For their part, Credit Suisse notes that while “seasonal stock builds and assurances by OPEC/Russia to lift supply if necessary helped cool the market at the start of Q4, uncertainty remains high and spare capacity is set to shrink, warranting a higher risk premium and volatility.” In other words: Prices should get some support from here.
What you should also note is that once the midterms are out of the way, Donald Trump has less incentive to scream (literally, in the case of his all-caps OPEC tweets) about higher prices.
It’s been clear since Trump pulled the U.S. out of the Iran deal that the President is concerned about the prospect of rising prices at the pump eating away at the gains expected to accrue to U.S. consumers from the tax cuts. Assuming he doesn’t actually care whether Americans have more money or not outside of the political points he can score before the midterms, it’s likely that he’ll be willing to stomach higher crude prices from here if it means turning the screws on Tehran – especially given the cushion he now has thanks to the October selloff in oil.

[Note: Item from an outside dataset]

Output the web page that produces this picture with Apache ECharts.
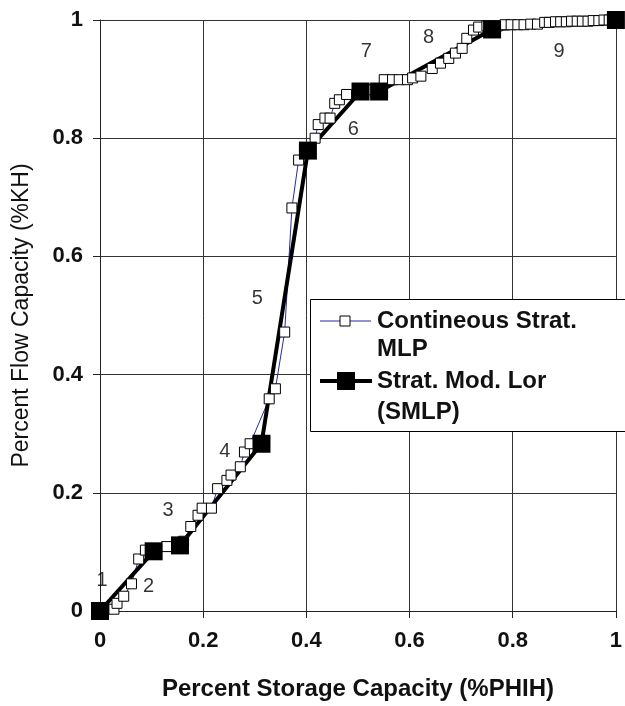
<!DOCTYPE html>
<html>
<head>
<meta charset="utf-8">
<script src="https://cdn.jsdelivr.net/npm/echarts@6/dist/echarts.min.js"></script>
<style>
  html, body { margin: 0; padding: 0; background: #fff; }
  #main { width: 625px; height: 706px; }
</style>
</head>
<body>
<div id="main"></div>
<script>
// continuous stratified MLP (hollow squares)
const contX = [0, 0.027, 0.033, 0.046, 0.061, 0.075, 0.088, 0.129, 0.162, 0.176, 0.19, 0.198, 0.216, 0.228, 0.246, 0.254, 0.272, 0.28, 0.291, 0.328, 0.34, 0.358, 0.372, 0.385, 0.417, 0.423, 0.436, 0.446, 0.455, 0.464, 0.478, 0.505, 0.53, 0.551, 0.567, 0.58, 0.596, 0.606, 0.622, 0.644, 0.66, 0.676, 0.689, 0.702, 0.711, 0.724, 0.734, 0.75, 0.77, 0.785, 0.797, 0.81, 0.822, 0.835, 0.848, 0.862, 0.871, 0.883, 0.893, 0.904, 0.914, 0.925, 0.935, 0.946, 0.956, 0.967, 0.977, 0.987, 1];
const contY = [0, 0.003, 0.013, 0.025, 0.046, 0.088, 0.103, 0.109, 0.118, 0.143, 0.162, 0.174, 0.174, 0.207, 0.221, 0.23, 0.244, 0.269, 0.283, 0.359, 0.376, 0.472, 0.682, 0.763, 0.8, 0.823, 0.834, 0.834, 0.859, 0.865, 0.874, 0.879, 0.882, 0.899, 0.899, 0.899, 0.899, 0.902, 0.905, 0.918, 0.927, 0.935, 0.944, 0.952, 0.969, 0.983, 0.988, 0.99, 0.99, 0.992, 0.992, 0.992, 0.992, 0.993, 0.993, 0.996, 0.996, 0.997, 0.997, 0.997, 0.998, 0.998, 0.998, 0.998, 0.999, 0.999, 1, 1, 1];
// stratified modified Lorenz (SMLP)
const smlpX = [0, 0.104, 0.155, 0.313, 0.403, 0.505, 0.541, 0.76, 1];
const smlpY = [0, 0.101, 0.111, 0.283, 0.779, 0.879, 0.879, 0.984, 1];
// zone numbers
const zoneNames = ['1', '2', '3', '4', '5', '6', '7', '8', '9'];
const zoneX = [0.004, 0.094, 0.132, 0.242, 0.305, 0.491, 0.516, 0.637, 0.89];
const zoneY = [0.052, 0.042, 0.17, 0.27, 0.528, 0.815, 0.946, 0.971, 0.946];

const font = 'Liberation Sans, Arial, sans-serif';
const pair = (xs, ys) => xs.map((x, i) => [x, ys[i]]);

const chart = echarts.init(document.getElementById('main'));
const option = {
  animation: false,
  grid: { left: 100, right: 3, top: 20, bottom: 93 },
  xAxis: {
    type: 'value', min: 0, max: 1, interval: 0.2,
    name: 'Percent Storage Capacity (%PHIH)',
    nameLocation: 'middle', nameGap: 66,
    nameTextStyle: { fontFamily: font, fontSize: 24, fontWeight: 'bold', color: '#111' },
    axisLine: { lineStyle: { color: '#222', width: 1 } },
    axisTick: { show: true, length: 7, inside: false, lineStyle: { color: '#222' } },
    axisLabel: { fontFamily: font, fontSize: 22, fontWeight: 'bold', color: '#111', margin: 19,
      formatter: v => String(+v.toFixed(1)) },
    splitLine: { show: true, lineStyle: { color: '#333', width: 1 } }
  },
  yAxis: {
    type: 'value', min: 0, max: 1, interval: 0.2,
    name: 'Percent Flow Capacity (%KH)',
    nameLocation: 'middle', nameGap: 67,
    nameTextStyle: { fontFamily: font, fontSize: 23, color: '#111' },
    axisLine: { show: true, lineStyle: { color: '#222', width: 1 } },
    axisTick: { show: true, length: 7, lineStyle: { color: '#222' } },
    axisLabel: { fontFamily: font, fontSize: 22, fontWeight: 'bold', color: '#111', margin: 17,
      formatter: v => String(+v.toFixed(1)) },
    splitLine: { show: true, lineStyle: { color: '#333', width: 1 } }
  },
  series: [
    {
      name: 'Contineous Strat. MLP', type: 'line', data: pair(contX, contY),
      showSymbol: false, z: 2,
      lineStyle: { color: '#2a2a9a', width: 1 }
    },
    {
      name: 'Strat. Mod. Lor (SMLP)', type: 'line', data: pair(smlpX, smlpY),
      showSymbol: false, z: 3,
      lineStyle: { color: '#000', width: 4 }
    },
    {
      type: 'scatter', data: pair(contX, contY), z: 4,
      symbol: 'rect', symbolSize: 10,
      itemStyle: { color: '#fff', borderColor: '#000', borderWidth: 1, opacity: 1 }
    },
    {
      type: 'scatter', data: pair(smlpX, smlpY), z: 5,
      symbol: 'rect', symbolSize: 18,
      itemStyle: { color: '#000', opacity: 1 }
    },
    {
      type: 'scatter', z: 6, symbolSize: 0,
      data: zoneNames.map((n, i) => ({ value: [zoneX[i], zoneY[i]], name: n })),
      label: { show: true, position: 'inside', formatter: p => p.name,
        fontFamily: font, fontSize: 20, color: '#000' }
    }
  ],
  graphic: [
    { type: 'rect', z: 100, shape: { x: 310.5, y: 299.5, width: 330, height: 132 },
      style: { fill: '#fff', stroke: '#000', lineWidth: 1 } },
    { type: 'line', z: 101, shape: { x1: 320, y1: 321, x2: 371, y2: 321 },
      style: { stroke: '#2a2a9a', lineWidth: 1 } },
    { type: 'rect', z: 102, shape: { x: 340, y: 316, width: 10, height: 10 },
      style: { fill: '#fff', stroke: '#000', lineWidth: 1 } },
    { type: 'text', z: 102, x: 377, y: 321,
      style: { text: 'Contineous Strat.', fontFamily: font, fontSize: 24, fontWeight: 'bold', fill: '#111', verticalAlign: 'middle' } },
    { type: 'text', z: 102, x: 377, y: 349,
      style: { text: 'MLP', fontFamily: font, fontSize: 24, fontWeight: 'bold', fill: '#111', verticalAlign: 'middle' } },
    { type: 'line', z: 101, shape: { x1: 320, y1: 381, x2: 372, y2: 381 },
      style: { stroke: '#000', lineWidth: 4 } },
    { type: 'rect', z: 102, shape: { x: 337, y: 372, width: 18, height: 18 },
      style: { fill: '#000' } },
    { type: 'text', z: 102, x: 377, y: 381,
      style: { text: 'Strat. Mod. Lor', fontFamily: font, fontSize: 24, fontWeight: 'bold', fill: '#111', verticalAlign: 'middle' } },
    { type: 'text', z: 102, x: 377, y: 412,
      style: { text: '(SMLP)', fontFamily: font, fontSize: 24, fontWeight: 'bold', fill: '#111', verticalAlign: 'middle' } }
  ]
};
chart.setOption(option);
</script>
</body>
</html>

So, place your bets accordingly, but do note that from a kind of 30,000 foot perspective, geopolitical uncertainty is high and common sense dictates that the oil market should be pricing in a commensurate premium in line with that heightened uncertainty. That is of course unless Trump manages to plunge the world into a devastating depression with his “greatest” tariffs, in which case across-the-board demand destruction will ensue (I’m just kidding, but it’s funny).
Finally, do note that if Trump is forced by U.S. lawmakers to impose sanctions on the Saudis as punishment for the Jamal Khashoggi murder, it’s possible that Riyadh will be less receptive to the President’s demands that the Kingdom tap their spare capacity to keep prices lower.